Jorge Alcocer V.
Reforma
1 de Agosto del 2006
Si algo nos deja el ajetreado fin de semana es el conocimiento de las posiciones que han decidido adoptar los dos candidatos protagonistas del debate postelectoral.
De un lado, López Obrador tomó la riesgosa apuesta de escalar el conflicto recurriendo al bloqueo de la avenida Paseo de la Reforma y otras que conducen al Zócalo, en donde ha decidido quedarse en plantón. La inmensa mayoría de los aguerridos manifestantes que el domingo aprobaron a voz de cuello y por unanimidad la propuesta de permanecer en el Zócalo hasta que el Tribunal Electoral decida el conteo voto por voto, ayer mismo retornaron a sus lugares de origen o a sus domicilios. Una cosa es corear lo que el líder propone y otra muy diferente quedarse a la intemperie arriesgando trabajo y familia.
Al dar el paso de la radicalización, López Obrador ha colocado su movimiento en un callejón que podría no tener salida. Además del riesgo de perder el apoyo que decenas de miles de capitalinos le han expresado, el asunto de fondo es que pasa a depender del reducido grupo de radicales, dispuestos a todo, que una vez puestos en movimiento resultan imposibles de parar. Recordemos la triste historia de la última huelga del CGH en la UNAM, en la que el PRD jugó con fuego y al final quedó chamuscado.
Cuando los radicales toman la batuta lo que provocan es un efecto de cascada, en la que empieza la competencia por hacerse presente en el ánimo del líder siendo más radical que los radicales. Ahí está, como botón de muestra, la propuesta de Ricardo Monreal en el sentido de que ninguno de los candidatos perredistas electos el 2 de julio pasado acepte rendir protesta de su cargo.
Del otro lado tuvimos la comparecencia directa de Felipe Calderón ante los magistrados de la Sala Superior en la que después de exponer las razones que lo llevan a no admitir el acuerdo propuesto por su contrincante para respaldar el conteo voto por voto, expresó, sin lugar a duda, su compromiso de respetar la decisión que al respecto adopte el Tribunal. La postura de Calderón es congruente con lo que una y otra vez, después del 2 de julio, ha declarado al respecto: no corresponde a dos candidatos presidenciales dictar al Tribunal Electoral lo que debe hacer -o dejar de hacer- para cumplir con la tarea que la Constitución y las leyes le encomiendan.
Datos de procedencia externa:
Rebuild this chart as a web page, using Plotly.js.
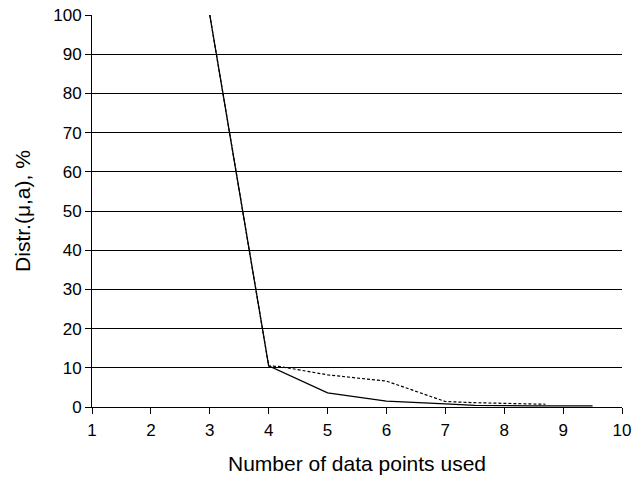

Habrá quienes piensen que con esa actitud Calderón deja a los magistrados de la Sala Superior a merced de la presión ejercida por López Obrador y sus radicales. De mi parte considero que aceptar el chantaje del radicalismo perredista provocaría una mayor presión contra las decisiones del Tribunal, además de que nada garantiza que las mismas serán respetadas por quienes ya anticipan la andanada de vituperios en contra de los siete magistrados.
Lo que está en juego es la vigencia de las leyes e instituciones que entre todos nos hemos dado para encauzar y dirimir los conflictos postelectorales. Regresar a la etapa en donde el acuerdo entre los partidos y el gobierno sustituía la precariedad institucional sería quitar el piso a todo lo construido en materia electoral de 1991 a la fecha. Quienes argumentan que por encima de las leyes está encauzar “políticamente” el conflicto planteado por López Obrador olvidan que las soluciones de ese tipo, adoptadas en el pasado, fueron el motivo para establecer un sistema de solución de conflictos postelectorales apegado a la ley y no al acuerdo entre las partes. Más nos vale perseverar en el esfuerzo y, armados con la paciencia de Job, aguardar lo que el Tribunal Electoral decida.
Es previsible que esta misma semana los magistrados de la Sala Superior empezarán a tomar decisiones sobre los recursos presentados por la coalición Por el Bien de Todos, en especial respecto a la demanda del recuento voto por voto en la totalidad de las casillas. Aunque las decisiones que han venido tomando las salas regionales del propio Tribunal, rechazando la misma demanda en los casos de elecciones de diputados y senadores, no vinculan a los magistrados de la Sala Superior, extraño resultaría que estos últimos enmienden la plana a sus colegas y decidan que procede para la elección presidencial. Sin descartar ningún escenario lo que cabe desear es congruencia en las decisiones y firmeza ante las presiones.
No se trata de extenderles un cheque en blanco, sino de entender el dilema que enfrentan los magistrados de la Sala Superior: actuar bajo presión, sabiendo que ésta se mantendrá en todo lo alto a menos que den la razón a López Obrador, o resolver las impugnaciones con estricto apego a la ley, teniendo a la vista las pruebas de que disponen.
Invocar la legalidad y el respeto a las instituciones electorales no es un formalismo ante la escalada del conflicto, precisamente por ese hecho la única forma de acallar a los radicales y dejar abierta la puerta al diálogo es con la ley en la mano.